Sharra lachte hem vriendelijk toe. ‘Heer Hormandas, ik sprak juist met mijn huismeester hoe aangenaam ik het vind dat u mij op deze dag met een bezoek vereert. Ik vertrouw erop dat alles goed is met u en met uw Meester, Harzog Mandred?’
Aegil Hormandas was niet in het minst verrast door haar vriendelijkheid. ‘Bespaar me de honing, heks. Ik zag je bezig vannacht in je hoogste toren, je magische kunsten aan het bedrijven terwijl er vuur door de hemel zweefde. De Goden zullen je straffen!’

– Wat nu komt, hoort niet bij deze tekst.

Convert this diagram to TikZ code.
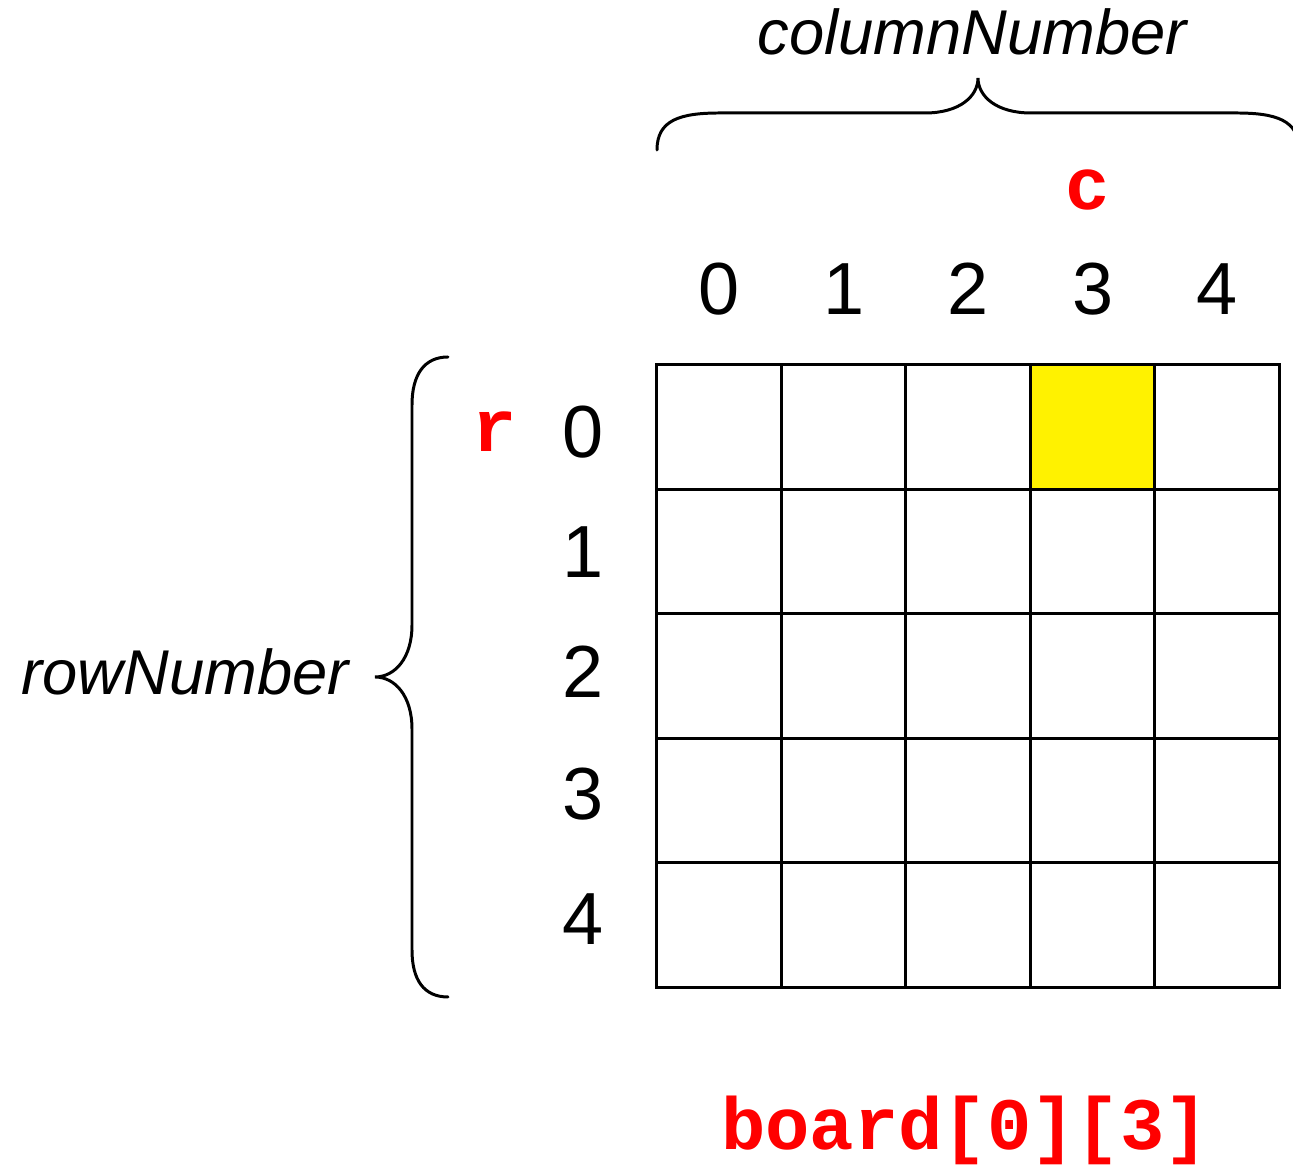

‘Uw kennis van magie is blijkbaar groot genoeg dat u de beoefenaars van grote afstand duidelijk herkent, Heer Hormandas.’ Sharra bleef beleefd. Altijd beleefd blijven, dat had ze geleerd toen ze nog een leerling heks was, lang geleden in andere landen, andere tijden. ‘Men zou zich bijna afvragen wat uw beweegreden was om ver na middernacht de hoogste kantelen van de Novostoburcht te bewandelen. Was het de mogelijkheid van vreemde gebeurtenissen in de hemel, mogelijk verbonden aan uw Goden, of wilde u zeker zijn dat de vrouwe van een naastgelegen slot geen onoorbare zaken verrichtte? Of wilde u door openstaande ramen gluren naar zich ontkledende dames?’